As we heard moments ago from Secretary Blinken and his mother, Judith Pisar.  Samuel Pisar’s story is one of survival and resilience, of tragedy to triumph.  But there are many others – including within Pisar’s own family – whose story didn’t have the same ending.  The systemic annihilation of millions of Jews, the use of sophisticated engineering to execute mass murder.  The number of people who took part in that mass murder in different ways.  And that as it occurred there was so much indifference. 

And from that I want to draw an observation of something very special.  One of the central legacies of the Holocaust is recognition of the importance of not being indifferent and the need–the imperative–to rise to a higher moral calling.  All of us on this day stand on ground where the Holocaust was perpetrated.  History looms large in today’s Poland.  And that history helped inform action in Poland in 2022 and 2023. 

 

In 2022 and 2023, Poland has not been indifferent.  Millions of refugees fleeing Russia’s horrific attack have come to Poland, welcomed by signs at border crossings “Tutaj jestescie Bezpieczni” (Here you are safe).  Running into the open arms of people willing to take them into their homes and into their hearts. 

 

In 2022 and 2023 the Polish people have risen to a higher moral calling.  Poland has acted like a humanitarian superpower. 

In that way, Samual Pisar has triumphed.  His narrative, and the narratives of so many other survivors, triumphed, and has produced a better world.   

Poland, the United States, and like-minded countries around the globe are standing united – not just by words but by actions – that we will not remain indifferent.  That we will help the brave people of Ukraine and provide hope for a better future for the next generation.  This is one way to honor the legacy of Samual Pisar and what he stood for. 
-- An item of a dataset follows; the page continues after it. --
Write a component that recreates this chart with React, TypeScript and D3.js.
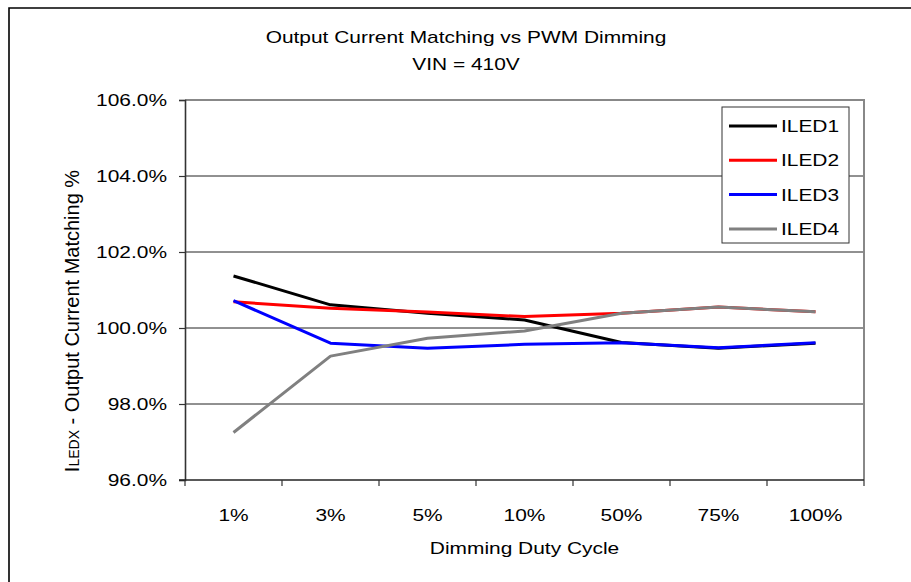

 As Pisar wrote in his book, “As long as hope pulsates within us like blood, redemption is possible.  Like survival itself, for society, for a people, for a nation.  The lessons I have culled from the crucible of real life, whatever I know about the undoing of nations and the triumph of hope pulsates within us like blood, redemption is possible, like survival itself, for a society, for a people, for an individual…. even in conditions that stagger the mind.”